Leading Edge Physiotherapy and major sports teams will soon have something in common – a private pool.
Not your typical splash-and-fun pool, though – this pool offers a high-tech approach to treating injuries.
The Swimex pool allows for aquatic therapy (hydrotherapy), which can help to reduce joint and soft-tissue swelling, and to strengthen muscles before and after surgery.
Leading Edge president and co-owner Grant Fedoruk said the pool is the first of its kind in a private clinic in Canada.
When submerged in water, a patient’s weight is reduced, allowing him to exercise without the pain and forces present in land-based programs.
The pool will help his team get patients active far sooner following an injury than through normal physiotherapy, he said.
“We want them to be active and we want them to keep up the muscle function but we can’t do it on land because it’s so painful.”
“We can have them in our pool actively doing exercises with less pain on their joints.”
The pool is able to produce water currents to simulate swimming at different speeds. It is also temperature controlled and allows for high-pressure therapeutic massage.

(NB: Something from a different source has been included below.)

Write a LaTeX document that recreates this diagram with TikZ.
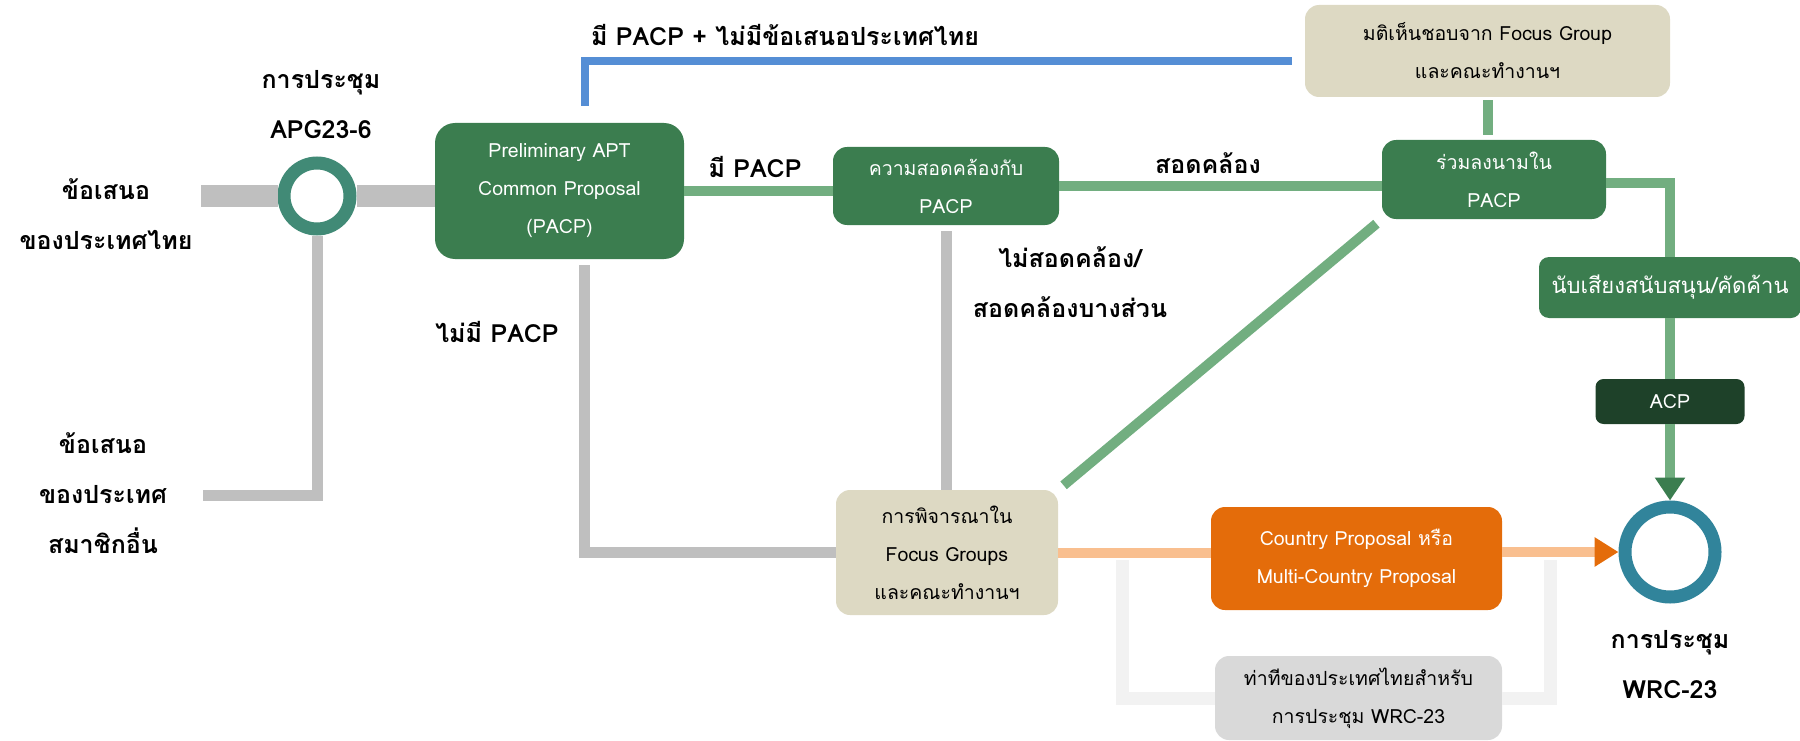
\documentclass[tikz,border=0pt]{standalone}
\usepackage{fontspec}
\setmainfont[Script=Thai]{Loma}
\usepackage{tikz}
\usetikzlibrary{arrows.meta}
\definecolor{boxgreen}{HTML}{3B7D4F}
\definecolor{linegreen}{HTML}{72AE80}
\definecolor{acpgreen}{HTML}{1E4129}
\definecolor{beige}{HTML}{DDD9C3}
\definecolor{cporange}{HTML}{E46C0A}
\definecolor{lineorange}{HTML}{F9BF8F}
\definecolor{barcol}{HTML}{BFBFBF}
\definecolor{loopcol}{HTML}{F2F2F2}
\definecolor{posgrey}{HTML}{D9D9D9}
\definecolor{bluecol}{HTML}{558ED5}
\definecolor{apgring}{HTML}{418A76}
\definecolor{wrcring}{HTML}{31849B}
\tikzset{
BOX/.style={rounded corners=14pt, align=center, inner sep=0pt, fill=boxgreen, text=white, font=\fontsize{19.5}{38}\selectfont},
PALE/.style={BOX, fill=#1, text=black},
LABEL/.style={align=center, font=\bfseries\fontsize{25}{50}\selectfont},
RING/.style={circle, draw=#1, line width=13pt, fill=white, inner sep=0pt},
GREYBAR/.style={draw=barcol, line width=22pt},
GREYLINE/.style={draw=barcol, line width=11pt},
GREENLINE/.style={draw=linegreen, line width=10pt},
ORANGELINE/.style={draw=lineorange, line width=10pt},
LOOP/.style={draw=loopcol, line width=13pt},
}

\begin{document}
\begin{tikzpicture}[x=1pt,y=-1pt] %Thai proposal to WRC-23
	\useasboundingbox (0,0) rectangle (1800,741);
	\node[LABEL] (thai) at (106,214) {ข้อเสนอ\\ของประเทศไทย};
	\node[LABEL] (member) at (103,493) {ข้อเสนอ\\ของประเทศ\\สมาชิกอื่น};
	\node[RING=apgring, minimum size=66pt] (apg) at (317,196) {};
	\node[LABEL] (apglbl) at (321,105) {การประชุม\\APG23-6};
	\node[BOX, minimum width=249pt, minimum height=136pt, rounded corners=20pt] (pacp) at (559.5,191) {Preliminary APT\\Common Proposal\\(PACP)};
	\node[BOX, minimum width=226pt, minimum height=78pt] (cons) at (946,186) {ความสอดคล้องกับ\\PACP};
	\node[BOX, minimum width=224pt, minimum height=79pt] (sign) at (1494,179.5) {ร่วมลงนามใน\\PACP};
	\node[PALE=beige, minimum width=365pt, minimum height=92pt] (resol) at (1487.5,51) {มติเห็นชอบจาก Focus Group\\และคณะทำงานฯ};
	\node[BOX, minimum width=262pt, minimum height=61pt, rounded corners=10pt, font=\fontsize{22}{40}\selectfont] (vote) at (1670,287.5) {นับเสียงสนับสนุน/คัดค้าน};
	\node[BOX, fill=acpgreen, minimum width=149pt, minimum height=45pt, rounded corners=8pt] (acp) at (1670,401.5) {ACP};
	\node[RING=wrcring, minimum size=90pt] (wrc) at (1670,552) {};
	\node[LABEL] (wrclbl) at (1670,665) {การประชุม\\WRC-23};
	\node[PALE=beige, minimum width=222pt, minimum height=125pt] (fg) at (947,552.5) {การพิจารณาใน\\Focus Groups\\และคณะทำงานฯ};
	\node[BOX, fill=cporange, minimum width=291pt, minimum height=103pt] (cp) at (1356.5,558.5) {Country Proposal หรือ\\Multi-Country Proposal};
	\node[PALE=posgrey, minimum width=287pt, minimum height=84pt] (pos) at (1358.5,698) {ท่าทีของประเทศไทยสำหรับ\\การประชุม WRC-23};
	\coordinate (thaiend) at (201,196);
	\coordinate (memberend) at (203,495);
	\coordinate (loopL) at (1122,560);
	\coordinate (loopR) at (1550,560);
	% grey lines
	\path[GREYBAR] (thaiend) -- (apg.west);
	\path[GREYBAR] (apg.east) -- (apg.east -| pacp.west);
	\path[GREYLINE] (apg.south) |- (memberend);
	\path[GREYLINE] ([xshift=25pt,yshift=-6pt]pacp.south) |- (fg.west);
	\path[GREYLINE] ([yshift=-6pt]cons.south) -- (cons.south |- fg.north);
	\path[draw=bluecol, line width=8pt] ([xshift=25pt,yshift=17pt]pacp.north) |- ([xshift=-13pt,yshift=-10pt]resol.west);
	% green lines
	\path[GREENLINE] (pacp.east) -- (pacp.east -| cons.west);
	\path[GREENLINE] (cons.east) -- (cons.east -| sign.west);
	\path[GREENLINE, shorten <=3pt, shorten >=5pt] (resol.south) -- (resol.south |- sign.north);
	\path[GREENLINE] ([yshift=-4pt]sign.east) -| (vote.north);
	\path[GREENLINE] (vote.south) -- (acp.north);
	\path[GREENLINE, -{Triangle[length=23pt,width=29pt,color=boxgreen]}] (acp.south) -- (wrc.north);
	\path[GREENLINE, shorten <=7pt, shorten >=7pt] (sign.south west) -- (fg.north east);
	% orange and loop
	\path[ORANGELINE] (fg.east) -- (fg.east -| cp.west);
	\path[ORANGELINE, -{Triangle[length=24pt,width=28pt,color=cporange]}] (cp.east |- wrc.west) -- (wrc.west);
	\path[LOOP] (loopL) |- (pos.west);
	\path[LOOP] (pos.east) -| (loopR);
	% labels on the lines
	\node[LABEL] (withpacp) at (785,35) {มี PACP + ไม่มีข้อเสนอประเทศไทย};
	\node[LABEL] (haspacp) at (755,167) {มี PACP};
	\node[LABEL] (nopacp) at (497,332) {ไม่มี PACP};
	\node[LABEL] (agree) at (1208,163) {สอดคล้อง};
	\node[LABEL] (disagree) at (1070,282) {ไม่สอดคล้อง/\\สอดคล้องบางส่วน};
\end{tikzpicture}
\end{document}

Beside injury treatment, the pool aids with exercises for arthritis patients, treating lower back and neck pains, as well as orthopedic conditions such as joint replacements and reconstructions.

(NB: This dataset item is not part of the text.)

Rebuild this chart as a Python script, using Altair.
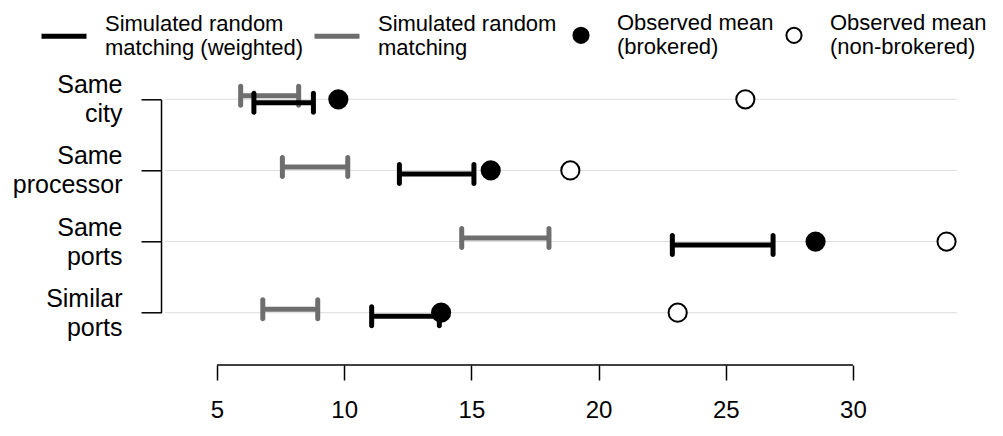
import altair as alt
import pandas as pd

# ---- data ----
categories = ["Same city", "Same processor", "Same ports", "Similar ports"]

random_lo = [5.93, 7.57, 14.62, 6.80]
random_hi = [8.21, 10.14, 18.05, 8.96]
weighted_lo = [6.45, 12.17, 22.90, 11.08]
weighted_hi = [8.79, 15.10, 26.86, 13.74]
obs_brokered = [9.77, 15.76, 28.53, 13.81]
obs_nonbrokered = [25.77, 18.89, 33.68, 23.11]

x_ticks = [5, 10, 15, 20, 25, 30]

series_names = ["Simulated random|matching (weighted)", "Simulated random|matching"]
obs_names = ["Observed mean|(brokered)", "Observed mean|(non-brokered)"]

FONT = "Liberation Sans"
W, H = 792, 213.4
GRAY = "#6e6e6e"

rand_df = pd.DataFrame({"category": categories, "lo": random_lo, "hi": random_hi,
                        "series": series_names[1]})
wt_df = pd.DataFrame({"category": categories, "lo": weighted_lo, "hi": weighted_hi,
                      "series": series_names[0]})
rand_caps = pd.DataFrame({"category": categories * 2, "x": random_lo + random_hi,
                          "series": series_names[1]})
wt_caps = pd.DataFrame({"category": categories * 2, "x": weighted_lo + weighted_hi,
                        "series": series_names[0]})
obs_df = pd.DataFrame({"category": categories * 2,
                       "value": obs_brokered + obs_nonbrokered,
                       "kind": [obs_names[0]] * 4 + [obs_names[1]] * 4})
grid_df = pd.DataFrame({"category": categories})
xaxis_df = pd.DataFrame({"lo": [min(x_ticks)], "hi": [max(x_ticks)]})

x_scale = alt.Scale(domain=[2.956, 34.09], nice=False, zero=False)
y_scale = alt.Scale(type="point", domain=categories, padding=0)

x_axis = alt.Axis(values=x_ticks, title=None, domain=False, grid=False, tickSize=15,
                  tickWidth=1.5, tickColor="black", offset=52.3, labelFontSize=24,
                  labelPadding=19, labelColor="black", labelFont=FONT, format="d")
y_axis = alt.Axis(title=None, labelExpr="split(datum.label, ' ')", labelFontSize=25,
                  labelLineHeight=29, labelPadding=19, labelOffset=-14.5, tickSize=20,
                  tickWidth=1.5, tickColor="black", domainColor="black", domainWidth=1.5,
                  offset=4, grid=False, labelLimit=0, labelColor="black", labelFont=FONT)

series_legend = alt.Legend(orient="none", legendX=-126, legendY=-88, direction="horizontal",
                           title=None, symbolType="stroke", symbolSize=2025,
                           symbolStrokeWidth=5, labelFontSize=22, labelFont=FONT,
                           labelColor="black", labelExpr="split(datum.label, '|')",
                           labelBaseline="bottom",
                           labelOffset=16, columnPadding=0, labelLimit=0, padding=0)
obs_legend = alt.Legend(orient="none", legendX=405, legendY=-75, direction="horizontal",
                        title=None, symbolType="circle", symbolSize=230,
                        symbolStrokeColor="black", symbolStrokeWidth=2,
                        labelFontSize=22, labelFont=FONT, labelColor="black",
                        labelExpr="split(datum.label, '|')", labelBaseline="bottom",
                        labelOffset=25, columnPadding=8, labelLimit=0, padding=0)

series_color = alt.Color("series:N", scale=alt.Scale(domain=series_names,
                                                     range=["black", GRAY]),
                         legend=series_legend)
Y = alt.Y("category:N", scale=y_scale, axis=y_axis)

grid = alt.Chart(grid_df).mark_rule(color="#dddddd", strokeWidth=1).encode(y=Y)

xline = alt.Chart(xaxis_df).mark_rule(color="black", strokeWidth=1.5).encode(
    x=alt.X("lo:Q", scale=x_scale, axis=x_axis), x2="hi:Q", y=alt.value(H + 52.3))

rand_bar = alt.Chart(rand_df).mark_rule(strokeWidth=5, yOffset=-3.5).encode(
    x=alt.X("lo:Q", scale=x_scale, axis=x_axis), x2="hi:Q", y=Y, color=series_color)
rand_cap = alt.Chart(rand_caps).mark_tick(orient="vertical", size=24, thickness=5,
                                          cornerRadius=2.5, yOffset=-3.5, opacity=1).encode(
    x=alt.X("x:Q", scale=x_scale, axis=x_axis), y=Y, color=series_color)
wt_bar = alt.Chart(wt_df).mark_rule(strokeWidth=5, yOffset=3.5).encode(
    x=alt.X("lo:Q", scale=x_scale, axis=x_axis), x2="hi:Q", y=Y, color=series_color)
wt_cap = alt.Chart(wt_caps).mark_tick(orient="vertical", size=24, thickness=5,
                                      cornerRadius=2.5, yOffset=3.5, opacity=1).encode(
    x=alt.X("x:Q", scale=x_scale, axis=x_axis), y=Y, color=series_color)

points = alt.Chart(obs_df).mark_point(shape="circle", size=330, stroke="black",
                                      strokeWidth=2, opacity=1).encode(
    x=alt.X("value:Q", scale=x_scale, axis=x_axis), y=Y,
    fill=alt.Fill("kind:N", scale=alt.Scale(domain=obs_names, range=["black", "white"]),
                  legend=obs_legend))

chart = alt.layer(grid, xline, rand_bar, rand_cap, wt_bar, wt_cap, points).properties(
    width=W, height=H,
    autosize=alt.AutoSizeParams(type="none"),
    padding={"left": 157, "top": 91.3, "right": 38, "bottom": 115},
).configure(font=FONT, background="white").configure_view(stroke=None)

chart.save("out.html", embed_options={"renderer": "svg", "actions": False})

Fedoruk said a lot of professional athletes use swimming pools for rehabilitation, often sharing them with recreational swimmers.
“Our clinic here, we are in a facility that has a pool and it’s one-on-one care where I am standing right there and can go back and forth with my patients,” he said.

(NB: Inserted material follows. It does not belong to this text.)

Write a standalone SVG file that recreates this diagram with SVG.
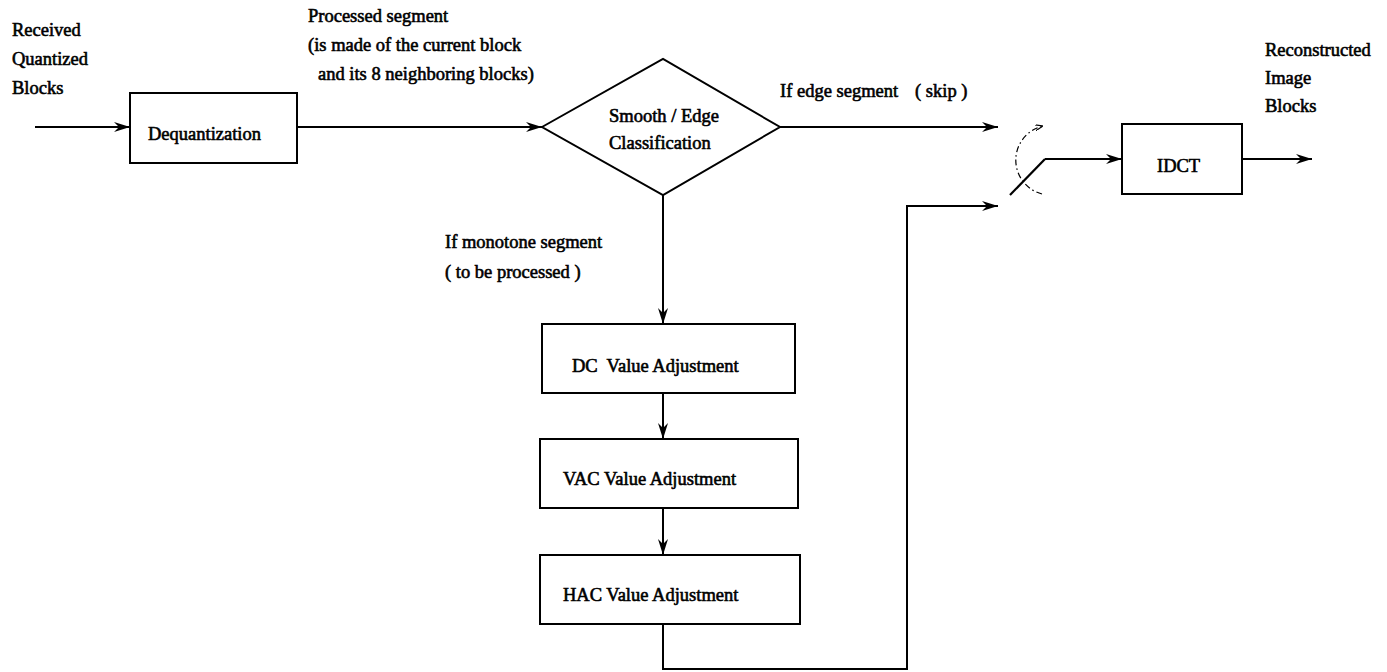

With their lease running out, Fedoruk said Leading Edge decided to jump ahead on future plans and double their current space.
Come January, they will move from their former present location at Sturgeon Valley Athletic Club to the new, 4200 square foot Sports Performance Centre III in Campbell Business Park.
Fedoruk said the physiotherapy clinic would employ new physiotherapists to work specifically with patients at the pool.
Patients can also look forward to a larger space for work-related rehabilitation, private treatment rooms and treatments for patients suffering from dizziness and imbalance disorder.
“We are excited about this. We were planning to do this for the past two or three years and we were waiting until we had the right place and space to do it,” he said, adding they had originally intended to build a satellite clinic to house the pool.
“This is what we’ve been working toward, having our own front door and our own space designed for us rather then making due in the space we had in the past.”